Written problem:
Which lines hold the word "matplotlib"? Copy each one.

Dataset excerpt:

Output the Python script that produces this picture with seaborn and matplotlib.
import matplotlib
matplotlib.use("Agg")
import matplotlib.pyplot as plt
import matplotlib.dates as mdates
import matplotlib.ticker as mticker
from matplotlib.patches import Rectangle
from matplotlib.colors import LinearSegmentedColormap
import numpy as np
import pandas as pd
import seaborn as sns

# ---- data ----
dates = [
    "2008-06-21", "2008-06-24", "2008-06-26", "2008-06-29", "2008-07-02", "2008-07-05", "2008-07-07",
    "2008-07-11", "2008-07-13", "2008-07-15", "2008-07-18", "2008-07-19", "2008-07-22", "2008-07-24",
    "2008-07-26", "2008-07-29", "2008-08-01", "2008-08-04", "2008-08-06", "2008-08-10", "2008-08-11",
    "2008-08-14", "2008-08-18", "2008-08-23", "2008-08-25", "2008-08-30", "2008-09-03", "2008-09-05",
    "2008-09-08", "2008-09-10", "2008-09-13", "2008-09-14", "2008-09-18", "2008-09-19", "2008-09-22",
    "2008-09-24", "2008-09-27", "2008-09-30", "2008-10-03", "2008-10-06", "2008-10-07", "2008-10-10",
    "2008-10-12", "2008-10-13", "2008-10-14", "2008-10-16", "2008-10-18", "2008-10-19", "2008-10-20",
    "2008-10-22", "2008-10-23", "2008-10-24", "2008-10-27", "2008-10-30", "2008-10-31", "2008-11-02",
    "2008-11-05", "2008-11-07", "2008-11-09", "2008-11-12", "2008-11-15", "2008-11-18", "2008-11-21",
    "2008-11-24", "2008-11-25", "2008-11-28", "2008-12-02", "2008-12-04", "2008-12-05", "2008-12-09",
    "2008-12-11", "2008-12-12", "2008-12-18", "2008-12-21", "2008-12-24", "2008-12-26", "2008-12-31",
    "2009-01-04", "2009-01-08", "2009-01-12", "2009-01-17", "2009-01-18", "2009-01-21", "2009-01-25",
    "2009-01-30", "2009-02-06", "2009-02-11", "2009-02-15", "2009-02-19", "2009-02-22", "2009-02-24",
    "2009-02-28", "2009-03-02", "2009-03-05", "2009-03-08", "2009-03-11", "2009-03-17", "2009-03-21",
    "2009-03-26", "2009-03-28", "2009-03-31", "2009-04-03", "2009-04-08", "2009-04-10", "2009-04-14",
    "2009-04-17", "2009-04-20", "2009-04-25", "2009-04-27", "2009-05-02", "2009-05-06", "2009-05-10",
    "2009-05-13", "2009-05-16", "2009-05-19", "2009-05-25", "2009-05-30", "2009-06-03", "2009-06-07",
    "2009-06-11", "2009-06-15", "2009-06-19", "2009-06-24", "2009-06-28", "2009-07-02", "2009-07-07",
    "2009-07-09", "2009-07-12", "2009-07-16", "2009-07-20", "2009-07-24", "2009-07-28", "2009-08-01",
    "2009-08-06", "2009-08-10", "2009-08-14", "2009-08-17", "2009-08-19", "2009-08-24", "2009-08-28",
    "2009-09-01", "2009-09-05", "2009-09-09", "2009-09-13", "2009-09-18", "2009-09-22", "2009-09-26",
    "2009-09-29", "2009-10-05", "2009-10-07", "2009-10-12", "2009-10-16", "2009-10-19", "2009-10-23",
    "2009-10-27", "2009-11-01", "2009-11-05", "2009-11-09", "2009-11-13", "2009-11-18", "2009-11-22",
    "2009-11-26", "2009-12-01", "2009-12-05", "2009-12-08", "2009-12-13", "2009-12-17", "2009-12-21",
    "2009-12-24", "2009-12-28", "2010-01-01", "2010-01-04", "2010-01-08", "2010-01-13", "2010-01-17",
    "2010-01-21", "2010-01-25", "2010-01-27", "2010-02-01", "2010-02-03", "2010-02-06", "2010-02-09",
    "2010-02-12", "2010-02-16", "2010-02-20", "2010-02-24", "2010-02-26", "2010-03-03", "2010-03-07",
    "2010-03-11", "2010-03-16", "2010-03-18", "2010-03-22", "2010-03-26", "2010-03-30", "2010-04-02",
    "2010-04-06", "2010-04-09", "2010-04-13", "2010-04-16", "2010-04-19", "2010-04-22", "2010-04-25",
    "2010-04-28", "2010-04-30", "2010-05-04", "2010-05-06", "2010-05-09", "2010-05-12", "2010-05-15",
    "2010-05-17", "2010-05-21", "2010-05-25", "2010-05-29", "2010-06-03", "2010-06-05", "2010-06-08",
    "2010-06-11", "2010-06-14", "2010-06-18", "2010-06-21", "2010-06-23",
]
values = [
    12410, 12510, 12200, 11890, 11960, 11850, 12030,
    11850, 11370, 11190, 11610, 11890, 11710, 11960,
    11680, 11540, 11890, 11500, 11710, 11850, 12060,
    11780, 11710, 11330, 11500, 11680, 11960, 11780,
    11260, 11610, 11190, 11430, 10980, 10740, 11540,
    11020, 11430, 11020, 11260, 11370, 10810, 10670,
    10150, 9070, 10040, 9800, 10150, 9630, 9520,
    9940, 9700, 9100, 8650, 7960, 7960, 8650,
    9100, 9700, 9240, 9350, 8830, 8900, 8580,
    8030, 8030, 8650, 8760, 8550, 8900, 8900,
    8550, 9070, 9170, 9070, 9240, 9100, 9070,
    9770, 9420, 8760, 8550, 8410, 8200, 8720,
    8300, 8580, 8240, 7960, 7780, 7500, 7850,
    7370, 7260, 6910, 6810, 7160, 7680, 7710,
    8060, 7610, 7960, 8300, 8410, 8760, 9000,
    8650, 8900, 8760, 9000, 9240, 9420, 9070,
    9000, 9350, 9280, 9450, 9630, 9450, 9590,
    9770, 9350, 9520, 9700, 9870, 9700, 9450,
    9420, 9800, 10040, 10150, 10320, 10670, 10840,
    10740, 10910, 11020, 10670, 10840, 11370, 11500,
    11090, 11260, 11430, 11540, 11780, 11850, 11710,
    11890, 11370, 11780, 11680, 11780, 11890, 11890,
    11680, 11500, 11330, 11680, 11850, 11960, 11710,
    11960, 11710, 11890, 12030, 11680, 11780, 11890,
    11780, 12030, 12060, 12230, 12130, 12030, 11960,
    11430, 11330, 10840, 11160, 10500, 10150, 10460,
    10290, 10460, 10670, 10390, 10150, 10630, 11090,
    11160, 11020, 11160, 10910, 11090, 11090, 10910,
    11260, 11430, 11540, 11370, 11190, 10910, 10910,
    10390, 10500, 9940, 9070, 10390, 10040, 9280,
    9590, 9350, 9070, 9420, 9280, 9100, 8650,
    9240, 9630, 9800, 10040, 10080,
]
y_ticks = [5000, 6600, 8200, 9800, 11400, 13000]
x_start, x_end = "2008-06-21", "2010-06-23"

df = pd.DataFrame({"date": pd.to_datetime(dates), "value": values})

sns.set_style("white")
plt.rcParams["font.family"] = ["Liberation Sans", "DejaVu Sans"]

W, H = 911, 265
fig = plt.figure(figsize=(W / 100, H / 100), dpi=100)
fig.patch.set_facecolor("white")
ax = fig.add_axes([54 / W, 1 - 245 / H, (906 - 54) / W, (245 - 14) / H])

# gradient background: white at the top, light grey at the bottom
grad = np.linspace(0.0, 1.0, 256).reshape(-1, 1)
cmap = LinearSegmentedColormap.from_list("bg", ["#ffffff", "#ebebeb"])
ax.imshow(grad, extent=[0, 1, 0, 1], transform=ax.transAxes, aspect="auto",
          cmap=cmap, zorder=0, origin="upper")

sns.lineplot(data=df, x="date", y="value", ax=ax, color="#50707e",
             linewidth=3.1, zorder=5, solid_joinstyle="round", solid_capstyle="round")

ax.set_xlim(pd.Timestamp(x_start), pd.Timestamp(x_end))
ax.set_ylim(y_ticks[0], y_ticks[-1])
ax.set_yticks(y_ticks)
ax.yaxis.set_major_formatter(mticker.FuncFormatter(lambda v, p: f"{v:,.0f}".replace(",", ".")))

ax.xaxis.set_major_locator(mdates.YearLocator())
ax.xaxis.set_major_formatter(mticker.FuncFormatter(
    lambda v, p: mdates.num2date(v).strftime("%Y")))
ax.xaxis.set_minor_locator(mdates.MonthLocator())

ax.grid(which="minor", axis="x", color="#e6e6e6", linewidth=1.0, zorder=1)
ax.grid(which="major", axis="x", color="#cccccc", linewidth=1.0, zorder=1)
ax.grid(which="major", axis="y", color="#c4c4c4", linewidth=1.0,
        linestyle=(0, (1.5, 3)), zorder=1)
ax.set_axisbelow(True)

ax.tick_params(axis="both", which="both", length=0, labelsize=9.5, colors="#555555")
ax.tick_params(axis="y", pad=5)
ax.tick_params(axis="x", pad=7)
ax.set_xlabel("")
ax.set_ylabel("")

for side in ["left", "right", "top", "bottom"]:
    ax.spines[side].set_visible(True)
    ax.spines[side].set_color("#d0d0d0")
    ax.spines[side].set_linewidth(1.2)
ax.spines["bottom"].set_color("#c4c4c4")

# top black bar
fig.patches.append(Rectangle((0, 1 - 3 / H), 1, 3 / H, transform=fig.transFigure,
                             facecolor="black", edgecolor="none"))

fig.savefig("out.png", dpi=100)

Exercise response:
Output the Python script that produces this picture with seaborn and matplotlib.
import matplotlib
matplotlib.use("Agg")
import matplotlib.pyplot as plt
import matplotlib.dates as mdates
import matplotlib.ticker as mticker
from matplotlib.patches import Rectangle
from matplotlib.colors import LinearSegmentedColormap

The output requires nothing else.